# 2013 Girlz Gone Wild!



## Nature Coast beek (Jun 10, 2012)

Some pics of the little honeys workin' it!



































:thumbsup: Feel free to add any pics of "bees on blooms" to the thread....


----------



## ChasWG (Apr 29, 2013)

Shockingly this was shot with my cell phone (HTC Amaze 4G) under the right conditions and using the macro setting and the flash. Sometimes you have to get lucky shooting with a cell phone.

http://www.flickr.com/photos/chaswg/8685077152/in/photostream

This was shot a few years back using a Canon 40D and a 70-200 F4L lens with extension tubes.
http://www.flickr.com/photos/chaswg/4987331410/in/set-72157623325054391

Same camera and simular lens and gear for this one as well.
http://www.flickr.com/photos/chaswg/4854050037/in/set-72157623325054391


----------



## ChasWG (Apr 29, 2013)

I've been shooting bees in my backyard for a few years now using a wide array of different cameras.

This one is from a week ago shot using my HTC Amaze 4G cell phone in macro mode with the flash on.








These were shot using my older Canon 40D a few years back. I used a Canon 70-200 f4 L lens with extension tubes.















These were shot using a Canon 85mm f1.8 with extension tubes.

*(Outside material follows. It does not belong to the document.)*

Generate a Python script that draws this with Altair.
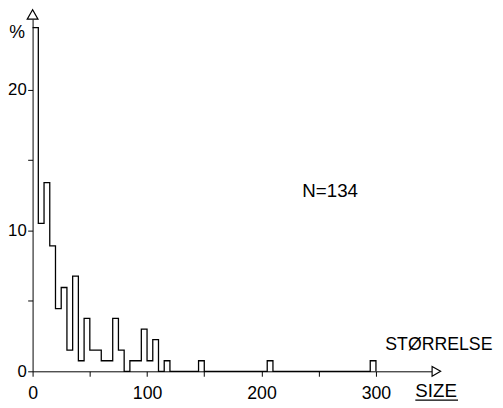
import altair as alt
import pandas as pd

# bin left edges (size units, bin width 5) with non-zero share (%)
bin_start = [0, 5, 10, 15, 20, 25, 30, 35, 40, 45, 50, 55, 60, 65, 70, 75,
             85, 90, 95, 100, 105, 115, 145, 205, 295]
pct = [24.4, 10.5, 13.4, 8.9, 4.45, 5.95, 1.5, 6.75, 0.75, 3.75, 1.5, 1.5,
       0.75, 0.75, 3.75, 1.5, 0.75, 0.75, 3.0, 0.75, 2.25, 0.75, 0.75, 0.75, 0.75]
bin_width = 5
x_ticks = [0, 50, 100, 150, 200, 250, 300]
y_ticks = [0, 5, 10, 15, 20]

lookup = dict(zip(bin_start, pct))
edges = list(range(0, 300 + bin_width, bin_width))
df = pd.DataFrame({"size": edges, "pct": [lookup.get(e, 0.0) for e in edges]})

FONT = "Liberation Sans"
XMAX = 349
YMAX = 25
xs = alt.Scale(domain=[0, XMAX], nice=False, zero=False)
ys = alt.Scale(domain=[0, YMAX], nice=False)

hist = alt.Chart(df).mark_line(interpolate="step-after", color="black", strokeWidth=1.3).encode(
    x=alt.X("size:Q", scale=xs,
            axis=alt.Axis(values=x_ticks, labelExpr="datum.value % 100 == 0 ? datum.label : ''",
                          tickSize=5, labelPadding=9, title=None, grid=False,
                          labelFontSize=18, labelFont=FONT, labelColor="black",
                          domainColor="black", tickColor="black", labelFlush=False)),
    y=alt.Y("pct:Q", scale=ys,
            axis=alt.Axis(values=y_ticks, labelExpr="datum.value % 10 == 0 ? datum.label : ''",
                          tickSize=5, labelPadding=1.5, title=None, grid=False,
                          labelFontSize=17, labelFont=FONT, labelColor="black",
                          domainColor="black", tickColor="black")),
)

up_arrow = alt.Chart().mark_point(shape="triangle-up", size=120, filled=True, fill="white",
                                  stroke="black", strokeWidth=1.2, opacity=1, yOffset=-4.75).encode(
    x=alt.datum(0, scale=xs), y=alt.datum(YMAX, scale=ys))
right_arrow = alt.Chart().mark_point(shape="triangle-right", size=100, filled=True, fill="white",
                                     stroke="black", strokeWidth=1.2, opacity=1, xOffset=4.4).encode(
    x=alt.datum(XMAX, scale=xs), y=alt.datum(0, scale=ys))

def label(txt, x, y, align="center", size=18):
    return alt.Chart().mark_text(text=txt, font=FONT, fontSize=size, color="black",
                                 align=align, baseline="middle").encode(
        x=alt.datum(x, scale=xs), y=alt.datum(y, scale=ys))

pct_lbl = label("%", -13.6, 24.0)
n_lbl = label("N=134", 260, 12.78, size=19)
st_lbl = label("STØRRELSE", 401.8, 1.88, align="right")
size_lbl = label("SIZE", 334.4, -1.41, align="left", size=19)
underline = alt.Chart().mark_rule(color="black", strokeWidth=1.2).encode(
    x=alt.datum(334.4, scale=xs), x2=alt.datum(371.7), y=alt.datum(-2.04, scale=ys))

chart = alt.layer(hist, up_arrow, right_arrow, pct_lbl, n_lbl, st_lbl, size_lbl, underline).properties(
    width=406, height=358,
    autosize=alt.AutoSizeParams(type="none"),
    padding={"left": 25, "top": 8, "right": 64, "bottom": 34},
).configure_view(stroke=None)

chart.save("out.html", embed_options={"renderer": "svg", "actions": False})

Now that I have my own bee hive and colony, I'm hoping to get some great up close and personal shots of them doing their stuff!


----------



## julysun (Apr 25, 2012)

Beautiful! :applause:


----------



## Mbeck (Apr 27, 2011)

Very nice photos.


----------



## ChasWG (Apr 29, 2013)

Sorry for the double post. I thought the first one disapeared into the ether. Noob mistake...:s :shhhh:


----------



## David LaFerney (Jan 14, 2009)

This is not at all what I was expecting.


----------



## ChasWG (Apr 29, 2013)

How so David? I'm an avid photographer and I shoot video with the same camera too (Canon 7D). The addition of my hive helps me further with l my hobbies. Gardening and photography.


----------



## David LaFerney (Jan 14, 2009)

It was a joke. Clearly a poor one. The pictures are great.


----------



## ChasWG (Apr 29, 2013)

No problem. Thank you!


----------



## Nature Coast beek (Jun 10, 2012)

@David

Now, now...not all of us have our minds in the gutter...LOL


----------



## Sir_Gregory (Apr 19, 2013)

I thought this would be pictures of some girls in their home dancing...


----------



## Nature Coast beek (Jun 10, 2012)

Wow, more responses from the thread title than ACTUAL GIRLZ GOING WILD...

MORE PIC PLEASE... I love seeing the different stuff the bees work in the different areas.

BTW: Nice pics ChasWG, but bumbles....c'mon man! Don't make me start breakin' out my butterfly pics :no:, LOL.


----------



## ChasWG (Apr 29, 2013)

Bumbles are cool!








Jumpers are cute!








And this girl isn't too bad looking either...








But you want Honey Bees! These ladies have a bright orange stripe on their abs.








One of the wild bees that frequents my summertime garden.








And this is what I'm a bit afraid of. We have these bugs here called Ambush Bugs and they do this to honey bees.








Ambush Bug


----------